You could, for example, present D&D combat in isolation of the rest of the system as a board game if you specified some specific character level range it works best at in various editions. That game would actually be pretty fun, as a puzzle to solve cooperatively to try and come out of alive on the other end. Round to round, players have multiple options, multiple choices, and their decisions will meaningfully affect the outcome. Each mechanic they use is interesting, because there is more than 1 path to victory, and charting the best route through to victory would involve making a series of interesting decisions.

The same is not true of a skill challenge system. While you may be flexing interesting narrative muscles as your roleplay, you aren't engaging in meaningful gameplay, where you make decisions to try and optimize for a desired outcome, or doing so is pretty trivial.

I want the game to be good and interesting, wherein players will pick the course of action they feel will best achieve their goal, and pointedly not pick another because they think it will hurt their aims. Skill challenge systems can't do that. To be fair, skill systems in general have become such an anemic part of design they're rarely interested in doing it regardless of whether a skill challenge model is implemented or not.
Combat is mechanically significantly more complex than skill challenges.

Skill challenges are more complex than a skill check.

Skill checks have more mechanics than DM ad hoc adjudication.

These are a continuum with each having advantages and disadvantages for different situations, not a scale of good to bad. DM ad hoc adjudication can be a great part of the game.

Skill challenges are generally for when you want some rolls for an adjudication, but more than just a single decision point and roll.
 



Imaro

Legend
This element of finality is the way in which they resemble the basic method D&D uses to resolve combat. Instead of the GM deciding when the situation is resolved, a mechanical process is used to do this.
I want to be clear we are talking about the same thing here... What is the mechanical process that is used to decide when combat is resolved? If you say zeroing out of hit points then it would mean no NPC or monster can surrender, run away, etc.
 

niklinna

satisfied?
I think criticism is being misunderstood here. I'm not concerned that if you remove the fictional context the mechanics are just dice rolls, I'm concerned that if you remove the fictional context, the decision making one has in the mechanical layer isn't good. If you tore out the roleplaying game bits and presented a skill challenge as a board game, it would have the mechanical heft of Chutes and Ladders.
You're not supposed to remove the fictional context!

You could, for example, present D&D combat in isolation of the rest of the system as a board game if you specified some specific character level range it works best at in various editions. That game would actually be pretty fun, as a puzzle to solve cooperatively to try and come out of alive on the other end. Round to round, players have multiple options, multiple choices, and their decisions will meaningfully affect the outcome. Each mechanic they use is interesting, because there is more than 1 path to victory, and charting the best route through to victory would involve making a series of interesting decisions.
I have always found D&D combat to be incredibly tedious, not interesting, and not fun. I much prefer combat in Blades in the Dark, and even then I much prefer handling things in ways other than combat, with a skill-challenge system that works with the fiction instead of imposing round-by-round attrition of a predetermined set of resources (spell slots, attacks/round, hit points).

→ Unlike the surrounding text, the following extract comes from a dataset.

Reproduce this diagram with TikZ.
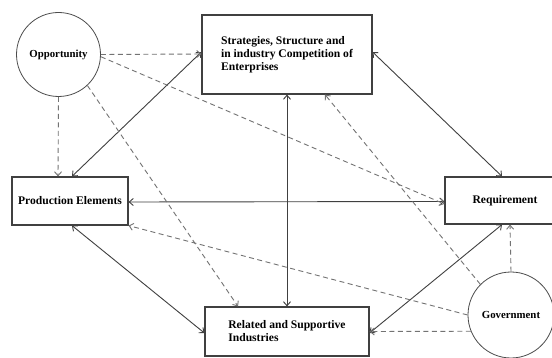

The same is not true of a skill challenge system. While you may be flexing interesting narrative muscles as your roleplay, you aren't engaging in meaningful gameplay, where you make decisions to try and optimize for a desired outcome, or doing so is pretty trivial.
Hard disagree. And I'm not (exclusively) looking for an optimized desired outcome, I'm also looking to be surprised and entertained.

I want the game to be good and interesting, wherein players will pick the course of action they feel will best achieve their goal, and pointedly not pick another because they think it will hurt their aims. Skill challenge systems can't do that. To be fair, skill systems in general have become such an anemic part of design they're rarely interested in doing it regardless of whether a skill challenge model is implemented or not.
Again, hard disagree. I think skill challenge systems excel at that.
 

Imaro

Legend
Good thing, although sadly I'm pretty sure my DM wasn't checking errata....
Honestly, I doubt the average DM of 4e kept up with the errata... or bought the books with the subsequent changes to them. I'm pretty sure the vast majority of D&D groups at that time ran off the core books
 


I think criticism is being misunderstood here. I'm not concerned that if you remove the fictional context the mechanics are just dice rolls, I'm concerned that if you remove the fictional context, the decision making one has in the mechanical layer isn't good. If you tore out the roleplaying game bits and presented a skill challenge as a board game, it would have the mechanical heft of Chutes and Ladders.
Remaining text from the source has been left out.